Judge Wick had earlier announced an intention to send Wenmoth, 40, to state prison for pulling off what may be the region’s oddest and most polite bank robbery. But Wick was persuaded by defense attorney Jim Loughborough that Wenmoth’s life had bottomed out because of a gambling addiction, that he is genuinely sorry and nothing would be served by putting him in prison.

“I’m rather impressed by his remorse,” the judge said before imposing his sentence on the bespectacled and soft-natured Wenmoth, who appeared in court accompanied by his mother and a friend.

Prosecutor James Casey seized one last opportunity to appeal to the judge to send Wenmoth to prison or impose a three-year prison sentence and then suspend it. As he had before, Casey characterized as fiction Wenmoth’s allegation that the holdup resulted from his addiction to cardroom gambling.

“He is addicted to something, and that something is his own narcissism,” Casey declared.

He said the robbery still traumatizes the US Bank teller who had feared what he might do as he stood before her. Casey said he invited the teller to attend the sentencing hearing.

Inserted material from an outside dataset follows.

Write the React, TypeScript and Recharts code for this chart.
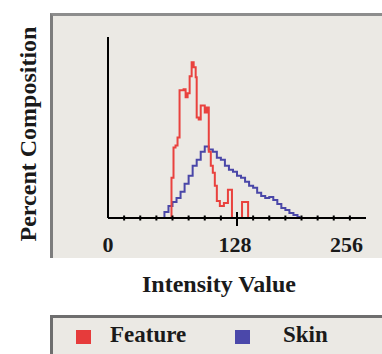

“Quite frankly, she was afraid of the defendant and didn’t want to come to court,” the prosecutor said.

The teller said at the bank said later Wednesday that she did not care to comment on Wenmoth or the sentence he drew.

Judge Wick could have sentenced Wenmoth at a hearing two weeks ago, but delayed it because Wenmoth had declared that he regretted robbing the teller and frightening her. The delay gave Wenmoth the opportunity to write a letter to the teller, assuring her that he was sorry and would pose no threat to her. The teller will receive the letter in a few days.

Wenmoth’s attorney, Loughborough, a deputy public defender, used his final statement to describe his client as “a one-hit wonder” whom he expects will never commit a crime again.

As Judge Wick prepared to impose punishment, he said he does not take Wenmoth’s crime lightly. Still, he noted, it was “perhaps the most unsophisticated robbery I’ve ever seen.”

Wenmoth made no attempt to disguise his appearance when he walked into the branch on July 23. Photos snapped by security cameras were so clear that Santa Rosa police were quickly able to identify Wenmoth as the robber and put out a bulletin that carried the near studio-quality portrait.

Wenmoth offered no resistance when, eight days after the robbery, a Minnesota trooper pulled him over as he was driving home the Iowa woman he’d taken on a driving vacation to Mount Rushmore. At the time of his arrest, Wenmoth had 56 cents in his pocket.

Judge Wick said that when Wenmoth robbed the bank his behavior suggested he knew he’d soon be arrested for it. Wenmoth wrote in a letter of apology to the judge, “I have come to believe that I robbed the bank because I subconsciously knew that it would force me to get help.”

Wick also observed that a psychologist who examined Wenmoth concluded that is in fact a pathological gambler.

The jail sentence requires Wenmoth to stay out of gambling houses and off Internet gambling sites, and to receive treatment for his problem. Wenmoth faces prison time if he violates any conditions of his three-year probation.

His mother, Carol Wenmoth, waved to him as a deputy cuffed his wrists and took him off to jail.

“I think it was fair,” she said outside the courtroom. “I think Mr. Loughborough did a very good job.”